------ INFORMATION PROVIDED ------

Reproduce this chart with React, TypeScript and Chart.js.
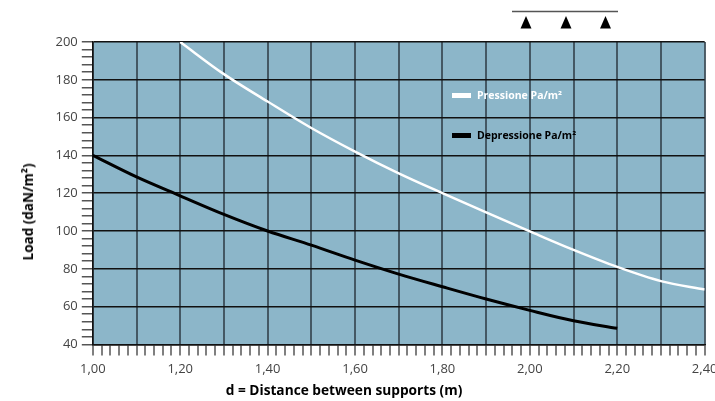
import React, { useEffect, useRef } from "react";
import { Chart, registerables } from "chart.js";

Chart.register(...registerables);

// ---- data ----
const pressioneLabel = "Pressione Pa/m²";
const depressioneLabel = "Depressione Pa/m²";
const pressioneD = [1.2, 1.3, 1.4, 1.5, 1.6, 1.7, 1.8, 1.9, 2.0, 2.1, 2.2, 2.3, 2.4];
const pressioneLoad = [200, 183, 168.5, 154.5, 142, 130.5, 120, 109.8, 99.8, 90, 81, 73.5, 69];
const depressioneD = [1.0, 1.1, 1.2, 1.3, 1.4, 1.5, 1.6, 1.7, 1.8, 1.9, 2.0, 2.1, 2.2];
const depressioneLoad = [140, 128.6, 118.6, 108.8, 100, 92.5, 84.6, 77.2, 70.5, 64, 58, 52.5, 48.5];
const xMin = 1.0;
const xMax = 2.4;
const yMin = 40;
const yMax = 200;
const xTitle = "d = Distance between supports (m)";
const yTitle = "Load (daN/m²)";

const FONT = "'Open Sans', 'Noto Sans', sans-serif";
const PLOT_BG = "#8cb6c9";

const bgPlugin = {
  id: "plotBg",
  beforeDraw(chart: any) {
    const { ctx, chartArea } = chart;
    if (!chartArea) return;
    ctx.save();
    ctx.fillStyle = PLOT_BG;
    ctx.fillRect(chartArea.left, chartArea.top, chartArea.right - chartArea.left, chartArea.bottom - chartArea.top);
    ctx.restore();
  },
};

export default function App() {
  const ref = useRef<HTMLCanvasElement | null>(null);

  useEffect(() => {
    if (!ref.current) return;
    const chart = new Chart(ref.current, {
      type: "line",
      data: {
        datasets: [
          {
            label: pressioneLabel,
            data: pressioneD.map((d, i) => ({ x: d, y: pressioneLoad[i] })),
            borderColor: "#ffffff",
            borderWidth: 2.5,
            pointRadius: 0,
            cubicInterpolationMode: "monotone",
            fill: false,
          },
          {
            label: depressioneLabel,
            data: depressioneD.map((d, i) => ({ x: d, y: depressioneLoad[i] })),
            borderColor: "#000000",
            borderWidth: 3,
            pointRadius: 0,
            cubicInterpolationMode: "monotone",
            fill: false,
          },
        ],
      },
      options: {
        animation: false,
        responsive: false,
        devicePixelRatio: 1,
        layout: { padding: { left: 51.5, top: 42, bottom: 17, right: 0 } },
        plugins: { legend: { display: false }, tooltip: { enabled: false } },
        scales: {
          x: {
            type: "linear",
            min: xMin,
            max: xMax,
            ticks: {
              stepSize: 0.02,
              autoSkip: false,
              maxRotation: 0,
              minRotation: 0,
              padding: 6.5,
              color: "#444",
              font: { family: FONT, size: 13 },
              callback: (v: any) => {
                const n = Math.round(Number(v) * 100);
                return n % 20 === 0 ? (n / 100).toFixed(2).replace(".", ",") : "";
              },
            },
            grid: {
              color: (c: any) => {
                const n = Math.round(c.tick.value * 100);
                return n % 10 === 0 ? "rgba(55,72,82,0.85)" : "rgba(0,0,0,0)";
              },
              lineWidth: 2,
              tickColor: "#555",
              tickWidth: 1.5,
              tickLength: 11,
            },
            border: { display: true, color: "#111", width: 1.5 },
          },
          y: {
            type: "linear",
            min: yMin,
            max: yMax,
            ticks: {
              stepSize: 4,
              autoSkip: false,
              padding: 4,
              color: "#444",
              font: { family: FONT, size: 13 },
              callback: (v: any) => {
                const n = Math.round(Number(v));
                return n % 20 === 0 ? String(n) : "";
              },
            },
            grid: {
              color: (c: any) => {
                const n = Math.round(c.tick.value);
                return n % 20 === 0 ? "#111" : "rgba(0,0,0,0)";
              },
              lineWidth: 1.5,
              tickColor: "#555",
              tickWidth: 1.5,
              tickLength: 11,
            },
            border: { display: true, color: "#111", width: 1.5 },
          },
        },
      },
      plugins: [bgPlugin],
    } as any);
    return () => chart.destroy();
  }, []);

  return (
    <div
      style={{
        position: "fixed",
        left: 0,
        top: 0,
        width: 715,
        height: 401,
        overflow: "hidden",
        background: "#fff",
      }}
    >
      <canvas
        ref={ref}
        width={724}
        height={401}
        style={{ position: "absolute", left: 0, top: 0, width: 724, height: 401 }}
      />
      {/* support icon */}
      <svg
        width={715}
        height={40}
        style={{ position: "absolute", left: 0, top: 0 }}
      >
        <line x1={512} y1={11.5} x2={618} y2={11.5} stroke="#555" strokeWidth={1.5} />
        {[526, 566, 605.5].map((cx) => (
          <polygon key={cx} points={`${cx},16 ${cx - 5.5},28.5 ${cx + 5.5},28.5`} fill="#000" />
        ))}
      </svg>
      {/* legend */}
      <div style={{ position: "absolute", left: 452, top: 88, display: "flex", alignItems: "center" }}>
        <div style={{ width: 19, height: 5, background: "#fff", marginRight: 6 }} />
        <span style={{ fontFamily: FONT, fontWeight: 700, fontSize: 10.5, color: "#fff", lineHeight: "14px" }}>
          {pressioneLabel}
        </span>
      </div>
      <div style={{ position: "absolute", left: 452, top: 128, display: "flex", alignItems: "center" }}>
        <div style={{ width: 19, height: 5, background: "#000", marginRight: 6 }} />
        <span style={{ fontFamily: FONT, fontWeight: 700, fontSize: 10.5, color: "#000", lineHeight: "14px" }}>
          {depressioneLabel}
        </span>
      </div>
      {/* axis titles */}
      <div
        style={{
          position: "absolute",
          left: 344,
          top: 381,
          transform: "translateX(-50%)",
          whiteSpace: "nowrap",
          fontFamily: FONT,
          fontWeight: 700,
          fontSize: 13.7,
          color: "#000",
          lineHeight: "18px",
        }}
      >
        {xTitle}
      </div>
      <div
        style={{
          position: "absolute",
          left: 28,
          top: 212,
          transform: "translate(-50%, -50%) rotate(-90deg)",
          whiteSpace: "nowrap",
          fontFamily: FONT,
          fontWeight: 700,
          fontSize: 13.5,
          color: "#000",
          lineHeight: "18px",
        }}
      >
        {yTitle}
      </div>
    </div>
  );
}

------

YOUR INSTRUCTIONS :: Without the pictures, please reproduce each line of the listing above exactly, from the first one through the line bearing "Chart.register(...registerables);".

SOLUTION TO THIS EXERCISE ::
Reproduce this chart with React, TypeScript and Chart.js.
import React, { useEffect, useRef } from "react";
import { Chart, registerables } from "chart.js";

Chart.register(...registerables);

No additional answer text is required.